With regard to the Scythians we have abundant archaeological evidence of women buried with all the accouterments of the warrior, including swords and daggers and one historian estimates that 20 percent of the graves contain women outfitted for battle. The grave of a female Iranian warrior has even been uncovered (2004).

Plutarch attests to the Celtic women warriors saying of a battle in 102 B.C.E. that “the fight had been no less fierce with the women than with the men themselves… the women charged with swords and axes and fell upon their opponents uttering a hideous outcry” and Diodorus Siculus said that “Among the Gauls the women are nearly as tall as the men, whom they rival in courage.”

Zenobia, queen of Palmyra, fascinated the Romans and terrified them: here was a woman who led her army in combat against a Roman army – and won. For a time, Palmyra ruled the entire Roman East after defeating a Persian invasion the Romans could not.

The Roman emperor who defeated her and brought her to Rome in chains, Aurelian, also had Gothic women warriors in his triumphal procession. Says the Historia Augusta: “ten women who, dressed in male attire, had been captured fighting among the Goths, after many had died, and whom a placard indicated to be the gens of the Amazons – for placards indicting the names of their peoples were carried before all.”

There can be no doubt that women are suited to combat. There is too much historical evidence in favor of it. If a woman can wield a sword weighing in excess of 2 pounds or a spear she can lob a grenade without blowing up Bryan Fischer’s testicles. Women today are without a doubt larger and more fit than women in the first century before the Common Era.

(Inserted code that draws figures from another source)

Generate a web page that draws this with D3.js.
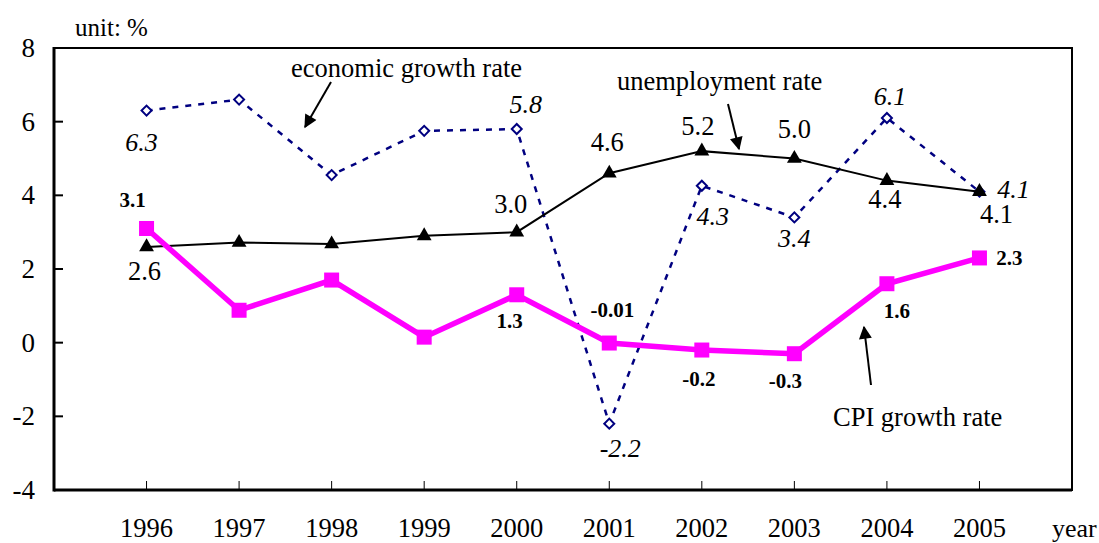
<!DOCTYPE html>
<html>
<head>
<meta charset="utf-8">
<script src="https://cdn.jsdelivr.net/npm/d3@7"></script>
<style>
  body { margin: 0; background: #fff; }
  text { font-family: 'Liberation Serif', 'Times New Roman', 'DejaVu Serif', serif; }
</style>
</head>
<body>
<svg id="chart" width="1099" height="543"></svg>
<script>
// data
const years = [1996, 1997, 1998, 1999, 2000, 2001, 2002, 2003, 2004, 2005];
const econGrowth = [6.3, 6.6, 4.55, 5.75, 5.8, -2.2, 4.26, 3.4, 6.1, 4.1];
const unemployment = [2.6, 2.72, 2.68, 2.9, 3.0, 4.6, 5.2, 5.0, 4.4, 4.1];
const cpiGrowth = [3.1, 0.88, 1.7, 0.15, 1.3, -0.01, -0.2, -0.3, 1.6, 2.3];
const yTicks = [-4, -2, 0, 2, 4, 6, 8];

// which points get a value label, and where it sits (dx, dy in px)
const econLabels = [
  { i: 0, text: '6.3', dx: -5, dy: 40 },
  { i: 4, text: '5.8', dx: 9, dy: -16 },
  { i: 5, text: '-2.2', dx: 11, dy: 33 },
  { i: 6, text: '4.3', dx: 11, dy: 39 },
  { i: 7, text: '3.4', dx: 0, dy: 30 },
  { i: 8, text: '6.1', dx: 3, dy: -13 },
  { i: 9, text: '4.1', dx: 34, dy: 6 }
];
const unempLabels = [
  { i: 0, text: '2.6', dx: -2, dy: 33 },
  { i: 4, text: '3.0', dx: -6, dy: -19 },
  { i: 5, text: '4.6', dx: -2, dy: -22 },
  { i: 6, text: '5.2', dx: -4, dy: -16 },
  { i: 7, text: '5.0', dx: 0, dy: -21 },
  { i: 8, text: '4.4', dx: -2, dy: 27 },
  { i: 9, text: '4.1', dx: 17, dy: 31 }
];
const cpiLabels = [
  { i: 0, text: '3.1', dx: -14, dy: -21 },
  { i: 4, text: '1.3', dx: -7, dy: 33 },
  { i: 5, text: '-0.01', dx: 3, dy: -26 },
  { i: 6, text: '-0.2', dx: -3, dy: 36 },
  { i: 7, text: '-0.3', dx: -9, dy: 34 },
  { i: 8, text: '1.6', dx: 10, dy: 34 },
  { i: 9, text: '2.3', dx: 30, dy: 7 }
];

const svg = d3.select('#chart');
const plotLeft = 54, plotRight = 1072, plotTop = 48, plotBottom = 490;

const x = d3.scaleLinear().domain([1995, 2006]).range([plotLeft, plotRight]);
const y = d3.scaleLinear().domain([-4, 8]).range([plotBottom, plotTop]);

// frame
svg.append('rect')
  .attr('x', plotLeft).attr('y', plotTop)
  .attr('width', plotRight - plotLeft).attr('height', plotBottom - plotTop)
  .attr('fill', 'none').attr('stroke', '#000').attr('stroke-width', 2);
svg.append('line')
  .attr('x1', plotLeft).attr('x2', plotLeft).attr('y1', plotTop - 1).attr('y2', plotBottom + 1.5)
  .attr('stroke', '#000').attr('stroke-width', 3);
svg.append('line')
  .attr('x1', plotLeft).attr('x2', plotRight).attr('y1', plotBottom).attr('y2', plotBottom)
  .attr('stroke', '#000').attr('stroke-width', 3);

// y ticks (inside) and labels
yTicks.forEach(function(t) {
  if (t > -4 && t < 8) {
    svg.append('line')
      .attr('x1', plotLeft).attr('x2', plotLeft + 9)
      .attr('y1', y(t)).attr('y2', y(t))
      .attr('stroke', '#000').attr('stroke-width', 2);
  }
  svg.append('text')
    .attr('x', 35).attr('y', y(t) + 9)
    .attr('text-anchor', 'end')
    .attr('font-size', '27px')
    .text(t);
});

// x ticks and labels
years.forEach(function(yr) {
  svg.append('line')
    .attr('x1', x(yr)).attr('x2', x(yr))
    .attr('y1', plotBottom).attr('y2', plotBottom - 9)
    .attr('stroke', '#000').attr('stroke-width', 1);
  svg.append('text')
    .attr('x', x(yr)).attr('y', 537)
    .attr('text-anchor', 'middle')
    .attr('font-size', '26.5px')
    .text(yr);
});
svg.append('text').attr('x', 1052).attr('y', 537).attr('font-size', '26px').text('year');
svg.append('text').attr('x', 75).attr('y', 36).attr('font-size', '25px').text('unit: %');

const line = d3.line().x((d, i) => x(years[i])).y(d => y(d));

// economic growth rate
svg.append('path').datum(econGrowth)
  .attr('d', line).attr('fill', 'none')
  .attr('stroke', '#000080').attr('stroke-width', 2.5)
  .attr('stroke-dasharray', '6,7');
svg.selectAll('.diamond').data(econGrowth).enter().append('path')
  .attr('d', d3.symbol(d3.symbolSquare, 50)())
  .attr('transform', (d, i) => `translate(${x(years[i])},${y(d)}) rotate(45)`)
  .attr('fill', '#fff').attr('stroke', '#000080').attr('stroke-width', 2);

// unemployment rate
svg.append('path').datum(unemployment)
  .attr('d', line).attr('fill', 'none')
  .attr('stroke', '#000').attr('stroke-width', 2);
svg.selectAll('.tri').data(unemployment).enter().append('path')
  .attr('d', d3.symbol(d3.symbolTriangle, 95)())
  .attr('transform', (d, i) => `translate(${x(years[i])},${y(d)})`)
  .attr('fill', '#000');

// CPI growth rate
svg.append('path').datum(cpiGrowth)
  .attr('d', line).attr('fill', 'none')
  .attr('stroke', '#ff00ff').attr('stroke-width', 5.5);
svg.selectAll('.sq').data(cpiGrowth).enter().append('rect')
  .attr('x', (d, i) => x(years[i]) - 7.5).attr('y', d => y(d) - 7.5)
  .attr('width', 15).attr('height', 15)
  .attr('fill', '#ff00ff');

// value labels
function addLabels(list, values, style) {
  list.forEach(function(l) {
    svg.append('text')
      .attr('x', x(years[l.i]) + l.dx)
      .attr('y', y(values[l.i]) + l.dy)
      .attr('text-anchor', 'middle')
      .attr('font-size', style.size)
      .attr('font-style', style.italic ? 'italic' : 'normal')
      .attr('font-weight', style.bold ? 'bold' : 'normal')
      .text(l.text);
  });
}
addLabels(econLabels, econGrowth, { size: '26px', italic: true });
addLabels(unempLabels, unemployment, { size: '26.5px' });
addLabels(cpiLabels, cpiGrowth, { size: '21px', bold: true });

// annotations with arrows
svg.append('defs').append('marker')
  .attr('id', 'arrow').attr('viewBox', '0 0 10 10')
  .attr('refX', 9).attr('refY', 5)
  .attr('markerWidth', 7.5).attr('markerHeight', 6.5)
  .attr('orient', 'auto')
  .append('path').attr('d', 'M0,0 L10,5 L0,10 z').attr('fill', '#000');

function annotate(label, tx, ty, x1, y1, x2, y2) {
  svg.append('text').attr('x', tx).attr('y', ty).attr('font-size', '26.5px').text(label);
  svg.append('line')
    .attr('x1', x1).attr('y1', y1).attr('x2', x2).attr('y2', y2)
    .attr('stroke', '#000').attr('stroke-width', 2)
    .attr('marker-end', 'url(#arrow)');
}
annotate('economic growth rate', 291, 77, 331, 82, 305, 127);
annotate('unemployment rate', 617, 90, 728, 104, 739, 149);
annotate('CPI growth rate', 833, 426, 871, 385, 864, 327);
</script>
</body>
</html>
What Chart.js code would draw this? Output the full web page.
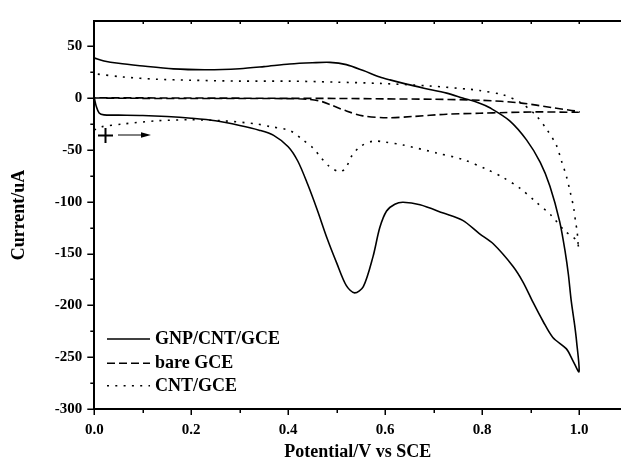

There is nothing these men are saying that doesn’t smell (and badly) of misplaced patriarchal sense of “proper” roles for the genders – men do all the physically demanding stuff and defend their families (and presumably steal fossil fuel resources from other people) while women stay at home and make babies and nod stupidly at their husband’s ridiculous assertions. Some women have come a long way, but not, apparently, conservative women.